On retirement I had enough to live on having fairly modest needs. But, several years of no or low pension increases have made a difference. For a while, I used credit cards to help with fuel bills and unexpected expenses plus the occasional social event and over time this has run up credit card debts. The accounts are now closed and I’m repaying but much of the repayment is interest. I am desperately trying to rearrange things and sell stuff in order to meet increased bills (fuel, mortgage and others) and still have enough left over for food. So far I have hung on to my car, as I cannot walk far, and it gives me a measure of independence which is important to me; without a car I’d have to use taxis. I can’t afford a scooter or powered wheelchair. I can’t afford to pay for care or domestic help. Selling my house (needs repairs, redecorating and decluttering in order to do so and get enough to find somewhere smaller and more accessible) could help but I am seriously energy impaired.

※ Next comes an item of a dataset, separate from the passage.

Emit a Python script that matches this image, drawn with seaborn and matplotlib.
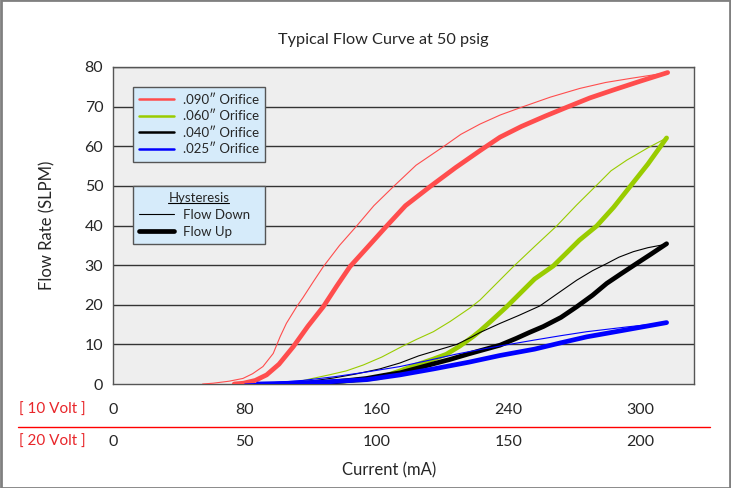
import numpy as np
import pandas as pd
import matplotlib
matplotlib.use("Agg")
import matplotlib.pyplot as plt
import seaborn as sns
from matplotlib.lines import Line2D
from matplotlib.patches import Rectangle

# Current in the 20 Volt scale (axis units), flow rate in SLPM
red_down_x = [34, 38, 44, 49.3, 53, 56.9, 60.8, 63.4, 65.8, 69.7, 72.1, 76, 79.8, 86, 92.5, 99, 106.4, 115, 125.4, 132, 139.3, 147, 155.7, 166, 177.2, 187, 196.2, 204, 210.5]
red_down_y = [0, 0.2, 0.7, 1.4, 2.6, 4.4, 7.7, 11.9, 15.3, 19.5, 21.8, 25.8, 29.6, 35, 39.9, 45, 49.8, 55.2, 59.9, 63, 65.6, 67.9, 70, 72.4, 74.6, 76.1, 77.1, 77.9, 78.6]
red_up_x = [46, 49.5, 54, 58.3, 63, 68.4, 74, 79.8, 85, 89.9, 96.3, 103.9, 111, 120.3, 130, 139.3, 146.9, 155, 164, 172.8, 181, 189.9, 200, 210.5]
red_up_y = [0, 0.2, 0.9, 2.3, 5, 9.4, 14.6, 19.5, 24.8, 29.6, 34.3, 39.9, 45, 49.8, 54.6, 58.9, 62.3, 65, 67.6, 70, 72.2, 74.2, 76.4, 78.6]

green_down_x = [63, 68.3, 75, 82, 88.5, 95, 102, 108.9, 115, 121.6, 128, 135.5, 139.3, 145, 151.9, 160, 168.4, 176, 183.6, 189, 195, 203, 210.1]
green_down_y = [0, 0.3, 1.3, 2.3, 3.3, 4.8, 6.8, 9.2, 11.2, 13.2, 15.8, 19.2, 21.2, 25, 29.6, 34.7, 39.9, 45.2, 50.2, 53.8, 56.5, 59.6, 62.1]
green_up_x = [68, 75, 85, 95, 101.2, 108.9, 115, 121.6, 126.5, 131.7, 136.7, 139.3, 144, 149.4, 155, 160, 167.1, 172, 177, 183.6, 190, 196.2, 203, 210.1]
green_up_y = [0, 0.2, 0.6, 1.1, 1.6, 3.3, 4.8, 6.3, 7.5, 9.6, 12, 13.4, 16.2, 19.5, 23.2, 26.5, 29.8, 33, 36.3, 39.9, 44.6, 49.8, 55.5, 62.1]

black_down_x = [62, 70, 78, 83.6, 92, 101.2, 108.9, 116, 124, 130.5, 136, 139.3, 146.9, 154, 162, 168, 176, 182, 187.4, 192, 197.5, 203, 210.1]
black_down_y = [0, 0.4, 1, 1.5, 2.5, 3.8, 5.3, 7.1, 8.7, 10, 11.8, 13, 15.3, 17.3, 19.7, 22.5, 26.2, 28.6, 30.4, 32, 33.4, 34.4, 35.3]
black_up_x = [72, 80, 88, 96.3, 103, 108.9, 115, 121.6, 127.9, 135, 139.3, 146.9, 153, 158, 163.3, 170, 176, 182, 187.4, 193, 198.7, 204, 210.1]
black_up_y = [0, 0.3, 0.8, 1.4, 2.2, 2.8, 3.9, 5.1, 6.2, 7.6, 8.4, 9.8, 11.5, 13, 14.5, 16.8, 19.5, 22.4, 25.4, 27.9, 30.4, 32.7, 35.4]

blue_down_x = [50, 60, 72, 83.6, 96, 108.9, 120, 130, 139.3, 146.9, 160, 170, 179.8, 195, 210.1]
blue_down_y = [0, 0.3, 0.9, 1.8, 3, 4.4, 6, 7.5, 8.7, 9.6, 11.1, 12.2, 13.2, 14.4, 15.5]
blue_up_x = [55, 68, 80, 96.3, 108.9, 121.6, 135, 146.9, 160, 170, 179.8, 195, 210.1]
blue_up_y = [0, 0.2, 0.5, 1.1, 2.3, 3.8, 5.5, 7.2, 8.8, 10.4, 11.9, 13.7, 15.5]

orifices = ['.090\u2033 Orifice', '.060\u2033 Orifice', '.040\u2033 Orifice', '.025\u2033 Orifice']
colors = ['#ff4d4d', '#99cc00', '#000000', '#0000ff']

ticks_20v = [0, 50, 100, 150, 200]
labels_10v = ['0', '80', '160', '240', '300']
labels_20v = ['0', '50', '100', '150', '200']

# Build one long table for seaborn
series = [
    (orifices[0], 'Flow Down', red_down_x, red_down_y),
    (orifices[0], 'Flow Up', red_up_x, red_up_y),
    (orifices[1], 'Flow Down', green_down_x, green_down_y),
    (orifices[1], 'Flow Up', green_up_x, green_up_y),
    (orifices[2], 'Flow Down', black_down_x, black_down_y),
    (orifices[2], 'Flow Up', black_up_x, black_up_y),
    (orifices[3], 'Flow Down', blue_down_x, blue_down_y),
    (orifices[3], 'Flow Up', blue_up_x, blue_up_y),
]
frames = []
for name, direction, xs, ys in series:
    frames.append(pd.DataFrame({'current': xs, 'flow': ys, 'orifice': name, 'direction': direction}))
df = pd.concat(frames, ignore_index=True)

sns.set_style("white")
plt.rcParams['font.family'] = ['Lato', 'DejaVu Sans']

fig = plt.figure(figsize=(7.31, 4.88), dpi=100)
ax = fig.add_axes([113 / 731, 1 - 384 / 488, 581 / 731, 317 / 488])
ax.set_facecolor('#eeeeee')

# Grid first so the curves sit on top
ax.set_ylim(0, 80)
ax.set_xlim(0, 220.5)
ax.set_yticks(range(0, 81, 10))
for yv in range(10, 81, 10):
    ax.axhline(yv, color='#333333', lw=1.0, zorder=1)

sns.lineplot(data=df, x='current', y='flow', hue='orifice', size='direction',
             hue_order=orifices, palette=colors,
             sizes={'Flow Down': 0.8, 'Flow Up': 3.4},
             size_order=['Flow Down', 'Flow Up'],
             estimator=None, sort=False, legend=False, ax=ax, zorder=3)
for line in ax.lines:
    line.set_solid_capstyle('round')
    line.set_solid_joinstyle('round')

ax.set_xlabel('')
ax.set_ylabel('')
for s in ax.spines.values():
    s.set_color('#555555')
    s.set_linewidth(1.0)

ax.tick_params(axis='y', direction='out', length=4, width=1, color='#555555',
               labelsize=11.5, pad=3)
ax.set_xticks(ticks_20v)
ax.set_xticklabels([''] * len(ticks_20v))
ax.tick_params(axis='x', direction='out', length=4, width=1, color='#555555')

# Two rows of current tick labels
trans = ax.get_xaxis_transform()
for xv, l1, l2 in zip(ticks_20v, labels_10v, labels_20v):
    ax.text(xv, -0.082, l1, transform=trans, ha='center', va='center', fontsize=11.5)
    ax.text(xv, -0.182, l2, transform=trans, ha='center', va='center', fontsize=11.5)
fig.text(18.6 / 731, 1 - 410 / 488, '[ 10 Volt ]', color='#e8262a', ha='left', va='center', fontsize=11)
fig.text(18.6 / 731, 1 - 441.7 / 488, '[ 20 Volt ]', color='#e8262a', ha='left', va='center', fontsize=11)
fig.add_artist(Line2D([17.7 / 731, 709.6 / 731], [1 - 426.7 / 488] * 2, color='#ff0000', lw=1.0))

fig.text(389 / 731, 1 - 470 / 488, 'Current (mA)', ha='center', va='center', fontsize=12)
fig.text(47 / 731, 1 - 225 / 488, 'Flow Rate (SLPM)', ha='center', va='center', rotation=90, fontsize=12)
fig.text(383.5 / 731, 1 - 40 / 488, 'Typical Flow Curve at 50 psig', ha='center', va='center', fontsize=11.7)

# Orifice legend
handles1 = [Line2D([0], [0], color=c, lw=1.8) for c in colors]
leg1 = ax.legend(handles1, orifices, loc='upper left', bbox_to_anchor=(0.034, 0.688, 0.228, 0.249),
                 mode='expand', borderaxespad=0, frameon=True, fancybox=False, fontsize=9.5,
                 handlelength=2.65, handletextpad=0.65, labelspacing=0.35,
                 borderpad=0.5, facecolor='#d6ebfa', edgecolor='#555555', framealpha=1)
leg1.get_frame().set_linewidth(1.0)
ax.add_artist(leg1)

# Hysteresis legend
handles2 = [Line2D([0], [0], color='black', lw=0.8), Line2D([0], [0], color='black', lw=3.4)]
leg2 = ax.legend(handles2, ['Flow Down', 'Flow Up'], loc='upper left', bbox_to_anchor=(0.034, 0.41, 0.228, 0.215),
                 mode='expand', borderaxespad=0, frameon=True, fancybox=False, fontsize=9.5,
                 title='Hysteresis', title_fontsize=9.5,
                 handlelength=2.65, handletextpad=0.65, labelspacing=0.35,
                 borderpad=0.5, facecolor='#d6ebfa', edgecolor='#555555', framealpha=1)
leg2.get_frame().set_linewidth(1.0)
leg2.set_zorder(5)
leg1.set_zorder(5)

# underline the hysteresis title
fig.canvas.draw()
bb = leg2.get_title().get_window_extent().transformed(fig.transFigure.inverted())
fig.add_artist(Line2D([bb.x0, bb.x1], [bb.y0 + 0.002] * 2, color='black', lw=0.8))

# outer border
fig.add_artist(Rectangle((0.001, 0.001), 0.998, 0.998, transform=fig.transFigure,
                         fill=False, edgecolor='#808080', lw=2))

fig.savefig('out.png', dpi=100)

My gas bill direct debit has increased by 250%. Electricity is by meter so I don’t know how much the increase will be as yet. On Sunday I’ll be using as little power as possible. For part of the day I will switch off all power. We hope to make people aware that disabled people exist and we are disproportionately affected. If enough people take part it will reduce the fuel firms’ profits so they may notice that they depend on us. It’s an unusual form of protest that will make people ask ‘why?’ if it gets enough publicity. The ONLY way positive change has happened is as a result of protest and there are powerful protest movements in action at present. If people are willing to take part, there could be change as well as a sense of empowerment for all of us individually

The opposition parties are not doing enough to help people and that includes my own party, especially the leadership. I’m the Disability Officer for Leeds North East Constituency Labour Party.  Locally we have a good Labour council which has held on to anti-austerity policies despite a 90% cut to the budget over recent years, including support for disabled people. The political will is there. Hopefully the council will survive as Labour: in the past all the other parties including Greens have united in coalition against Labour’s anti-austerity policies.

I don’t hold up any hope that with the current leadership of the Labour Party a change of government would bring about a significant change UNLESS the party itself changes. There will need to be significant changes amongst the left in politics if it is to become a force to be reckoned with. And, unless we get really effective green policies in action, we are all stuffed.